Background
Incorporating a business in the United States involves selecting the right business structure while comprehending the associated tax obligations. Here, we provide a tax-focused overview of each business entity to guide your decision-making.
Sole Proprietorship: Simplified Taxation
For sole proprietorships, business income and expenses are reported on the owner’s personal tax return, typically using Schedule C of Form 1040. However, owners bear the responsibility of paying self-employment taxes, which can be significant. To mitigate taxable income, exploring tax-advantaged retirement plans can be beneficial.
Partnership: Shared Tax Responsibility
Partnerships must file an informational return (Form 1065), while partners report income on their personal tax returns. Active partners pay self-employment taxes, making a well-defined partnership agreement essential. This agreement should detail profit and loss distribution to effectively manage individual tax responsibilities.
Limited Liability Company (LLC): Versatile Tax Options
An LLC can be taxed as a sole proprietorship, partnership, or corporation, with the default being pass-through taxation. This flexibility can be advantageous for tax planning. For growing businesses, considering S-Corp taxation can help reduce self-employment taxes, offering a legal avenue for tax savings.
Corporation (C-Corp): Double Taxation Considerations
Corporations face corporate income tax, and shareholders are taxed on distributed dividends. While double taxation can be a disadvantage, retained earnings are only subject to corporate tax. Strategic tax planning, including setting appropriate salaries and fringe benefits, can help minimize tax liabilities.
S-Corporation: Pass-Through Tax Efficiency
S-Corps offer the benefit of passing income directly to shareholders, thus avoiding corporate taxation. It’s crucial to file for S-Corp status by the IRS deadline, usually March 15, to optimize tax benefits. Reasonable salaries for shareholder-employees help avoid IRS scrutiny and reduce self-employment taxes.
General Tax Considerations for Businesses
- State Taxes: Understand the impact of varying state corporate taxes and fees and their interaction with federal obligations.

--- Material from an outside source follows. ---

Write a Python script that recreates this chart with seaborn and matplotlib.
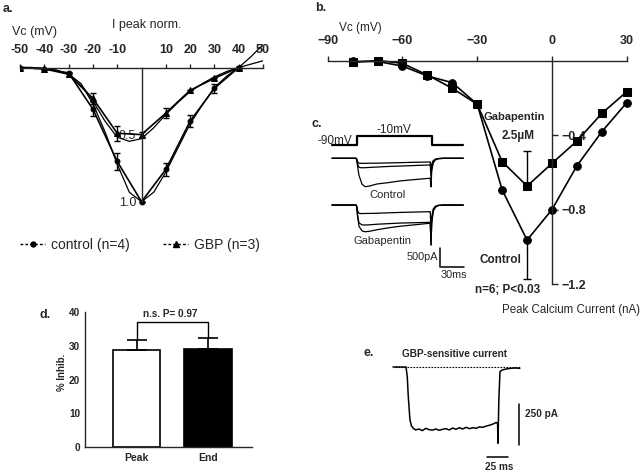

- Deductions and Credits: Leverage available tax deductions and credits to lower taxable income effectively.
- Expert Advice: Engaging our tax advisor, who can simplify navigation through complex IRS regulations, ensure compliance, and optimize your tax strategy.
Integrating these tax considerations into your business strategy can profoundly influence your financial success. Proper planning allows for informed decisions that enhance both compliance and profitability.